(Max's POV)
I gave serious thought to staying in that cathedral, hiding, sleeping there. There were choir lofts way up high, and the place was huge. Maybe we could do it. I turned to Fang.
"Should we-" I winced as a sharp pain burst in my head. The pain wasn't as bad as before, but I shut my eyes and couldn't speak for a minute.
The images came, sliding across my brain like a movie. There were architectural drawings, blueprints, which looked like subway lines. Double helixes of DNA twisted and spiralled across my screen, they were overlaid with faded, unreadable newspaper clippings, staccato chunks of sound, coloured postcards of New York. One image of a building stayed for a few seconds, a tall, greenish building. I saw its address: Thirty-first Street. Then a stream of numbers floated past me. Man, oh, man, oh, man-what did it mean?

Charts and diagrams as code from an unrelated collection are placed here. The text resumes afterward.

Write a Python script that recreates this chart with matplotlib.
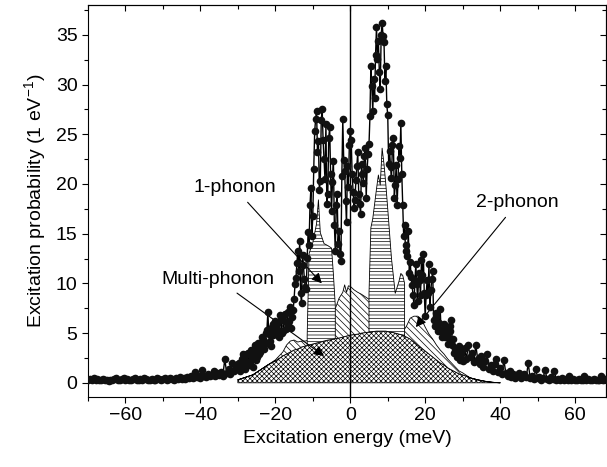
import numpy as np
import matplotlib.pyplot as plt

plt.rcParams['font.family'] = ['Liberation Sans', 'DejaVu Sans']
plt.rcParams['mathtext.default'] = 'regular'
plt.rcParams['hatch.linewidth'] = 0.5

# measured excitation probability, 0.5 meV steps from -70 to 70 meV
prob_left = [0.3, 0.4, 0.3, 0.5, 0.3, 0.4, 0.3, 0.3, 0.4, 0.3,
             0.3, 0.2, 0.3, 0.3, 0.4, 0.5, 0.3, 0.3, 0.4, 0.5,
             0.3, 0.4, 0.3, 0.3, 0.4, 0.5, 0.3, 0.3, 0.4, 0.3,
             0.5, 0.4, 0.3, 0.3, 0.4, 0.3, 0.3, 0.5, 0.4, 0.3,
             0.4, 0.5, 0.3, 0.4, 0.5, 0.4, 0.3, 0.5, 0.4, 0.6,
             0.4, 0.5, 0.4, 0.6, 0.5, 0.7, 0.5, 1.1, 0.6, 0.7,
             0.5, 1.3, 0.7, 0.6, 0.9, 0.7, 0.8, 1.2, 0.7, 1.0,
             0.8, 1.1, 0.7, 2.4, 1.0, 1.4, 0.9, 2.0, 1.2, 1.6]
prob_center = [1.9, 1.2, 2.4, 2.5, 1.4, 2.9, 1.8, 3.3, 1.6, 3.8,
               2.6, 4.0, 3.1, 4.6, 3.4, 5.0, 7.1, 4.2, 5.6, 4.8,
               6.2, 5.9, 4.6, 6.4, 5.2, 6.9, 6.0, 5.6, 7.6, 6.6,
               8.4, 10.5, 13.3, 14.3, 8.0, 11.8, 9.6, 12.6, 13.9, 19.6,
               16.8, 25.3, 27.3, 24.3, 20.3, 27.5, 22.5, 26.0, 19.0, 25.7,
               17.3, 22.3, 13.3, 19.0, 15.3, 12.3, 26.5, 21.3, 16.2, 19.7,
               25.3, 21.0, 17.6, 20.4, 23.2, 18.0, 22.0, 20.1, 23.6, 21.5,
               24.0, 31.9, 27.3, 28.6, 35.8, 34.4, 29.6, 36.2, 34.3, 31.9,
               26.9, 23.3, 20.6, 24.6, 19.9, 17.9, 23.8, 26.1, 17.9, 15.9,
               13.9, 15.3, 12.2, 9.8, 7.8, 11.9, 8.2, 10.3, 12.4, 13.0,
               6.7, 10.3, 11.9, 9.3, 11.2, 5.7, 7.0, 5.2, 7.4, 4.6,
               5.9, 5.4, 3.9, 5.7, 6.3, 4.4, 3.4, 2.6, 3.7, 2.9,
               2.2]
# extra points between the 0.5 meV steps, -29.75 to 29.75 meV
prob_center_mid = [2.0, 1.5, 2.9, 1.9, 2.2, 3.0, 2.1, 2.6, 3.1, 2.3,
                   3.5, 2.9, 3.8, 4.4, 3.9, 5.3, 4.9, 3.7, 5.9, 5.1,
                   4.9, 5.3, 6.8, 5.0, 6.2, 5.4, 7.1, 6.2, 5.5, 7.3,
                   9.9, 12.0, 11.2, 9.0, 12.9, 10.4, 9.4, 15.2, 17.9, 14.8,
                   21.5, 26.5, 23.2, 19.4, 26.4, 24.4, 20.5, 18.0, 24.6, 21.0,
                   20.2, 15.9, 17.9, 14.0, 13.0, 20.8, 22.4, 18.3, 21.8, 23.9,
                   24.4, 19.2, 18.4, 21.8, 19.0, 17.0, 21.0, 22.8, 18.6, 23.0,
                   26.8, 29.9, 30.6, 33.0, 32.6, 31.3, 35.0, 34.9, 30.4, 28.0,
                   22.0, 21.7, 23.9, 18.6, 21.9, 20.5, 22.6, 21.0, 14.8, 13.3,
                   12.8, 11.0, 10.6, 8.8, 10.3, 9.9, 11.0, 8.8, 10.8, 9.0,
                   8.8, 9.0, 7.6, 10.4, 6.3, 6.6, 5.7, 6.0, 5.3, 5.0,
                   4.6, 5.0, 4.5, 5.2, 3.8, 3.0, 3.4, 2.9, 2.3, 3.3]
prob_right = [3.5, 2.4, 3.8, 2.6, 3.0, 2.1, 3.8, 2.4, 1.9, 2.7,
              1.6, 2.2, 2.9, 1.4, 1.8, 1.2, 1.9, 2.4, 1.1, 1.5,
              0.9, 2.3, 1.0, 0.7, 1.2, 0.6, 0.9, 0.5, 0.8, 1.0,
              0.5, 0.7, 0.9, 0.6, 2.0, 0.5, 0.7, 0.4, 1.4, 0.5,
              0.6, 0.3, 0.5, 1.3, 0.4, 0.3, 0.6, 0.4, 1.2, 0.3,
              0.4, 0.3, 0.5, 0.3, 0.4, 0.3, 0.7, 0.3, 0.4, 0.3,
              0.3, 0.4, 0.3, 0.3, 0.7, 0.3, 0.4, 0.3, 0.3, 0.4,
              0.3, 0.3, 0.3, 0.7, 0.3, 0.4, 0.3, 0.3, 0.4, 0.3]

# calculated components
component_energy = [-30, -26, -24, -22, -20, -18, -17, -16, -15, -14,
                    -13, -12, -11.5, -11, -10, -9, -8.5, -8, -7, -6,
                    -5, -4.5, -4, -3, -2, -1.5, -1, -0.5, 0, 1,
                    2, 3, 4, 5, 5.5, 6, 7, 7.5, 8, 8.5,
                    9, 9.5, 10, 11, 12, 13, 13.5, 14, 14.5, 15,
                    16, 17, 18, 19, 20, 21, 22, 23, 24, 25,
                    26, 27, 28, 29, 30, 32, 34, 36, 38, 40]
multi_phonon = [0.3, 0.8, 1.3, 1.8, 2.2, 2.7, 2.9, 3.1, 3.3, 3.4,
                3.6, 3.7, 3.75, 3.8, 3.9, 4.0, 4.05, 4.1, 4.2, 4.3,
                4.35, 4.4, 4.45, 4.5, 4.6, 4.65, 4.7, 4.75, 4.8, 4.85,
                4.9, 5.0, 5.05, 5.1, 5.1, 5.15, 5.2, 5.2, 5.2, 5.2,
                5.2, 5.2, 5.15, 5.1, 5.0, 4.9, 4.85, 4.8, 4.7, 4.6,
                4.4, 4.1, 3.8, 3.5, 3.2, 2.9, 2.6, 2.3, 2.0, 1.8,
                1.5, 1.3, 1.1, 0.9, 0.8, 0.5, 0.3, 0.15, 0.05, 0.0]
two_phonon = [0, 0, 0, 0, 0.1, 0.4, 0.9, 1.1, 1.0, 0.7,
              0.6, 0.5, 0.5, 0.5, 0.6, 0.7, 0.75, 0.8, 0.9, 1.2,
              2.0, 2.5, 3.0, 4.0, 4.5, 5.2, 4.4, 5.0, 4.9, 4.5,
              4.2, 3.9, 3.6, 3.3, 3.1, 2.9, 2.5, 2.3, 2.1, 1.9,
              1.7, 1.5, 1.3, 1.0, 0.8, 0.7, 0.6, 0.6, 0.7, 1.1,
              2.1, 2.6, 2.9, 2.9, 2.4, 2.0, 1.8, 1.5, 1.3, 1.1,
              0.9, 0.7, 0.5, 0.3, 0.2, 0, 0, 0, 0, 0]
one_phonon = [0, 0, 0, 0, 0, 0, 0, 0, 0, 0,
              0, 0, 0.5, 8.7, 9.6, 11.3, 13.6, 10.2, 8.9, 8.3,
              7.2, 4.0, 0.3, 0, 0, 0, 0, 0, 0, 0,
              0, 0, 0, 0.6, 7.4, 8.45, 11.8, 13.4, 12.6, 16.5,
              15.1, 13.2, 11.05, 6.4, 3.2, 4.6, 5.55, 5.4, 4.6, 0,
              0, 0, 0, 0, 0, 0, 0, 0, 0, 0,
              0, 0, 0, 0, 0, 0, 0, 0, 0, 0]

energy = np.concatenate([np.arange(-70, 70.25, 0.5), np.arange(-29.75, 30, 0.5)])
probability = np.array(prob_left + prob_center + prob_right + prob_center_mid)
order = np.argsort(energy)
energy, probability = energy[order], probability[order]

ce = np.array(component_energy)
multi = np.array(multi_phonon)
two_top = multi + np.array(two_phonon)
one = np.array(one_phonon)
total = two_top + one

fig = plt.figure(figsize=(6.07, 4.67), dpi=100)
ax = fig.add_axes([0.145, 0.1505, 0.853, 0.8388])

ax.fill_between(ce, 0, multi, facecolor='white', edgecolor='black',
                hatch='xxxxxxx', linewidth=0.6, zorder=2)
ax.fill_between(ce, multi, two_top, facecolor='white', edgecolor='black',
                hatch='\\\\\\\\\\', linewidth=0.6, zorder=2)
ax.fill_between(ce, multi, total, where=one > 0, facecolor='white',
                edgecolor='black', hatch='-----', linewidth=0.6, zorder=2)

ax.axvline(0, color='black', lw=1.0, zorder=3)

ax.plot(energy, probability, '-o', color='black', lw=1.0, ms=5.5,
        markerfacecolor='#111111', markeredgewidth=0, zorder=5)

arrow = dict(arrowstyle='-|>', color='black', lw=0.8, mutation_scale=15,
             shrinkA=3, shrinkB=0)
ax.annotate('1-phonon', xy=(-7.6, 10.0), xytext=(-30.9, 19.6), fontsize=14,
            ha='center', va='center', arrowprops=arrow, zorder=4)
ax.annotate('Multi-phonon', xy=(-7.0, 2.7), xytext=(-35.3, 10.4), fontsize=14,
            ha='center', va='center', arrowprops=arrow, zorder=4)
ax.annotate('2-phonon', xy=(17.5, 5.6), xytext=(44.6, 18.1), fontsize=14,
            ha='center', va='center', arrowprops=arrow, zorder=4)

ax.set_xlim(-70, 68.2)
ax.set_ylim(-1.4, 38.0)
ax.set_xticks(np.arange(-60, 61, 20))
ax.set_xticks(np.arange(-70, 70, 10), minor=True)
ax.set_yticks(np.arange(0, 36, 5))
ax.set_yticks(np.arange(0, 38, 2.5), minor=True)
ax.set_xticklabels(['\u221260', '\u221240', '\u221220', '0', '20', '40', '60'])
ax.tick_params(which='both', direction='out', labelsize=14, width=0.8)
ax.tick_params(which='major', length=4)
ax.tick_params(which='minor', length=3)

# inward ticks on the top and right frame
top = ax.secondary_xaxis('top')
top.set_xticks(np.arange(-60, 61, 20))
top.set_xticks(np.arange(-70, 70, 10), minor=True)
top.tick_params(which='both', direction='in', labeltop=False, width=0.8)
top.tick_params(which='major', length=4)
top.tick_params(which='minor', length=3)
right = ax.secondary_yaxis('right')
right.set_yticks(np.arange(0, 36, 5))
right.set_yticks(np.arange(0, 38, 2.5), minor=True)
right.tick_params(which='both', direction='in', labelright=False, width=0.8)
right.tick_params(which='major', length=4)
right.tick_params(which='minor', length=3)

ax.set_xlabel('Excitation energy (meV)', fontsize=14, labelpad=4)
ax.set_ylabel('Excitation probability (1 eV$^{-1}$)', fontsize=14, labelpad=6)

fig.savefig('out.png', dpi=100)
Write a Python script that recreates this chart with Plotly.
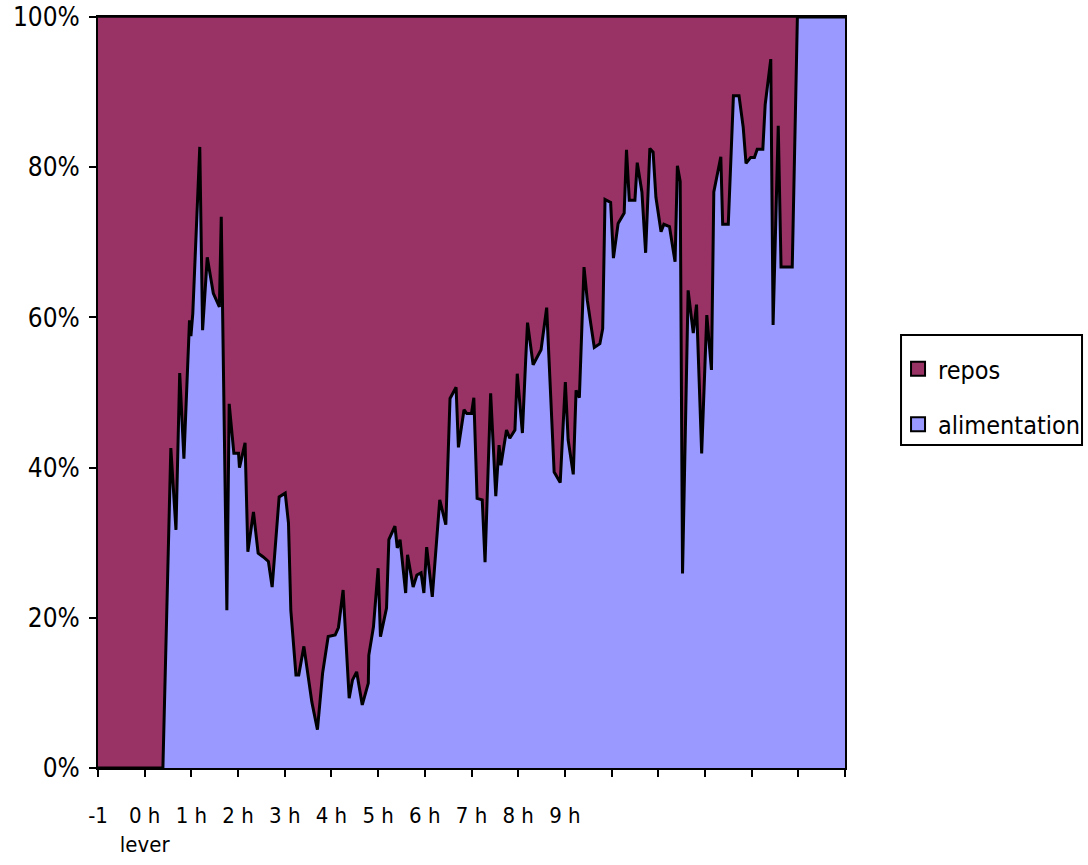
import plotly.graph_objects as go

# time in hours relative to "lever" and share of "alimentation" (%)
hours = [-1.00, 0.39, 0.56, 0.67, 0.75, 0.84, 0.96, 0.99, 1.03, 1.18, 1.24, 1.34, 1.47, 1.60, 1.64,
         1.76, 1.81, 1.91, 2.01, 2.03, 2.15, 2.21, 2.33, 2.43, 2.54, 2.65, 2.73, 2.88, 3.01, 3.08,
         3.13, 3.24, 3.30, 3.41, 3.58, 3.70, 3.81, 3.93, 4.08, 4.15, 4.25, 4.38, 4.45, 4.54, 4.66,
         4.79, 4.80, 4.90, 5.00, 5.05, 5.18, 5.23, 5.36, 5.41, 5.47, 5.59, 5.63, 5.75, 5.83, 5.92,
         5.98, 6.04, 6.16, 6.25, 6.32, 6.45, 6.54, 6.67, 6.72, 6.84, 6.90, 7.00, 7.05, 7.12, 7.23,
         7.29, 7.41, 7.52, 7.59, 7.63, 7.75, 7.82, 7.93, 7.98, 8.09, 8.16, 8.20, 8.32, 8.49, 8.61,
         8.68, 8.77, 8.90, 9.01, 9.07, 9.18, 9.24, 9.31, 9.41, 9.48, 9.63, 9.75, 9.81, 9.86, 9.98,
         10.04, 10.14, 10.27, 10.32, 10.38, 10.50, 10.55, 10.65, 10.73, 10.82, 10.89, 10.95, 11.06,
         11.12, 11.24, 11.36, 11.41, 11.47, 11.52, 11.64, 11.75, 11.82, 11.93, 12.04, 12.14, 12.19,
         12.34, 12.38, 12.50, 12.61, 12.73, 12.82, 12.88, 12.98, 13.06, 13.12, 13.24, 13.29, 13.41,
         13.46, 13.57, 13.63, 13.87, 13.98, 15.00]

alimentation = [0, 0, 42.6, 31.7, 52.6, 41.2, 59.6, 57.5, 60.5, 82.7, 58.3, 68.0, 63.2, 61.4, 73.4,
                21.0, 48.5, 41.9, 41.9, 40.0, 43.3, 28.8, 34.1, 28.6, 28.1, 27.5, 24.1, 36.1, 36.6, 32.6,
                21.0, 12.4, 12.4, 16.2, 8.8, 5.1, 12.6, 17.5, 17.7, 18.7, 23.7, 9.3, 11.7, 12.8, 8.4,
                11.3, 15.0, 18.8, 26.6, 17.5, 21.3, 30.4, 32.2, 29.3, 30.4, 23.3, 28.4, 24.1, 25.7, 26.0,
                23.3, 29.4, 22.8, 29.5, 35.7, 32.4, 49.2, 50.7, 42.7, 47.7, 47.2, 47.2, 49.3, 35.9, 35.7,
                27.4, 49.9, 36.2, 43.0, 40.3, 45.0, 43.9, 45.0, 52.5, 44.6, 54.3, 59.3, 53.7, 55.7, 61.3,
                52.1, 39.4, 38.0, 51.4, 43.7, 39.1, 50.3, 49.3, 66.7, 62.3, 56.0, 56.5, 58.5, 75.7, 75.3,
                67.9, 72.5, 73.9, 82.3, 75.6, 75.6, 80.6, 76.7, 68.6, 82.5, 82.0, 76.0, 71.4,
                72.4, 72.1, 67.4, 80.2, 78.1, 25.9, 63.6, 57.9, 61.7, 41.9, 60.3, 53.0, 76.7,
                81.4, 72.4, 72.4, 89.5, 89.5, 85.3, 80.5, 81.3, 81.3, 82.4, 82.4, 88.3, 94.4,
                59.0, 85.5, 66.7, 66.7, 100, 100]

repos = [round(100 - v, 1) for v in alimentation]

tick_vals = list(range(-1, 16))
tick_text = ["-1", "0 h<br>lever", "1 h", "2 h", "3 h", "4 h", "5 h", "6 h", "7 h", "8 h", "9 h",
             "", "", "", "", "", ""]

COL_ALIM = "#9999FF"
COL_REPOS = "#993366"
FONT = "Liberation Sans Narrow, Arial Narrow, DejaVu Sans Condensed, Liberation Sans, Arial, sans-serif"

fig = go.Figure()
fig.add_trace(go.Scatter(x=hours, y=alimentation, name="alimentation", stackgroup="s",
                         mode="lines", line=dict(color="black", width=3), fillcolor=COL_ALIM,
                         showlegend=False, hoverinfo="x+y"))
fig.add_trace(go.Scatter(x=hours, y=repos, name="repos", stackgroup="s",
                         mode="lines", line=dict(color="black", width=1.5), fillcolor=COL_REPOS,
                         showlegend=False, hoverinfo="x+y"))
# legend entries (repos listed first, as in the original)
fig.add_trace(go.Scatter(x=[None], y=[None], mode="markers", name="repos",
                         legendgroup="r",
                         marker=dict(symbol="square", size=14, color=COL_REPOS,
                                     line=dict(color="black", width=2))))
fig.add_trace(go.Scatter(x=[None], y=[None], mode="markers", name="alimentation",
                         legendgroup="a",
                         marker=dict(symbol="square", size=14, color=COL_ALIM,
                                     line=dict(color="black", width=2))))

# legend frame
fig.add_shape(type="rect", xref="paper", yref="paper",
              x0=1.075, x1=1.3173, y0=0.4301, y1=0.5766,
              line=dict(color="black", width=2), fillcolor="rgba(0,0,0,0)", layer="below")

fig.update_layout(
    width=1088, height=865,
    margin=dict(l=98, r=243, t=17, b=97, autoexpand=False),
    paper_bgcolor="white", plot_bgcolor="white",
    font=dict(family=FONT, size=22, color="black"),
    showlegend=True,
    legend=dict(x=1.071, y=0.5619, xanchor="left", yanchor="top",
                traceorder="grouped", tracegroupgap=20,
                borderwidth=0, bgcolor="rgba(0,0,0,0)",
                font=dict(family=FONT, size=25)),
    xaxis=dict(range=[-1, 15], tickmode="array", tickvals=tick_vals, ticktext=tick_text,
               automargin=False,
               showgrid=False, zeroline=False, showline=True, linecolor="black", linewidth=2,
               mirror=True, ticks="outside", ticklen=7, tickwidth=2, tickcolor="black",
               ticklabelstandoff=20, tickfont=dict(family=FONT, size=22)),
    yaxis=dict(range=[0, 100], tickmode="array", tickvals=[0, 20, 40, 60, 80, 100],
               ticktext=["0%", "20%", "40%", "60%", "80%", "100%"],
               automargin=False,
               showgrid=False, zeroline=False, showline=True, linecolor="black", linewidth=2,
               mirror=True, ticks="outside", ticklen=7, tickwidth=2, tickcolor="black",
               ticklabelstandoff=4, tickfont=dict(family=FONT, size=26)),
)

fig.write_html("out.html", config={"displayModeBar": False},
               post_script="document.body.style.margin='0';")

I took a couple of deep breaths, feeling the pain ease away. My eyes opened in the dim light of the cathedral. six very concerned faces were watching me. "Can you walk?" Fang asked tersely. I nodded. We went out through the tall doors behind a group of Japanese tourists. It was too bright outside, and I shaded my eyes, feeling headachy and kind of sick.
As soon as we were away from the crowd, I stopped. "I saw Thirty-first Street, in my head," I said. "And a bunch of numbers."
"Which means…" Iggy prompted.
"I don't know," I admitted. "Maybe the Institute is on Thirty-first Street?"
"That would be nice," said Fang. "East or west?"
"I don't know."
"Did you see anything else?" he asked patiently.
"Well, a bunch of numbers," I said again. "And a tall, kind of greenish building."
"We should just walk all the way down Thirty-first Street," said Nudge. "The whole way, looking for that building. Right? I mean, if that's the building you saw, maybe it was for a good reason. Or did you see a whole lot of buildings or a whole city, or what?"
"Just that building," I said.
Nudge's brown eyes widened. Angel looked solemn. We all felt the same: twitchy with nervous anticipation and also overwhelmed with dread. On the one hand, the Institute might very well hold the key to everything, the answer to every question we'd ever had about ourselves, our past, our parents. We might even find out about the mysterious director the whitecoats had mentioned.
On the other hand, it felt like we were voluntarily going up to the School and ringing the doorbell. Like we were delivering ourselves to evil. And those two feelings were pulling us all in half. You never know until you know, my Voice chimed in.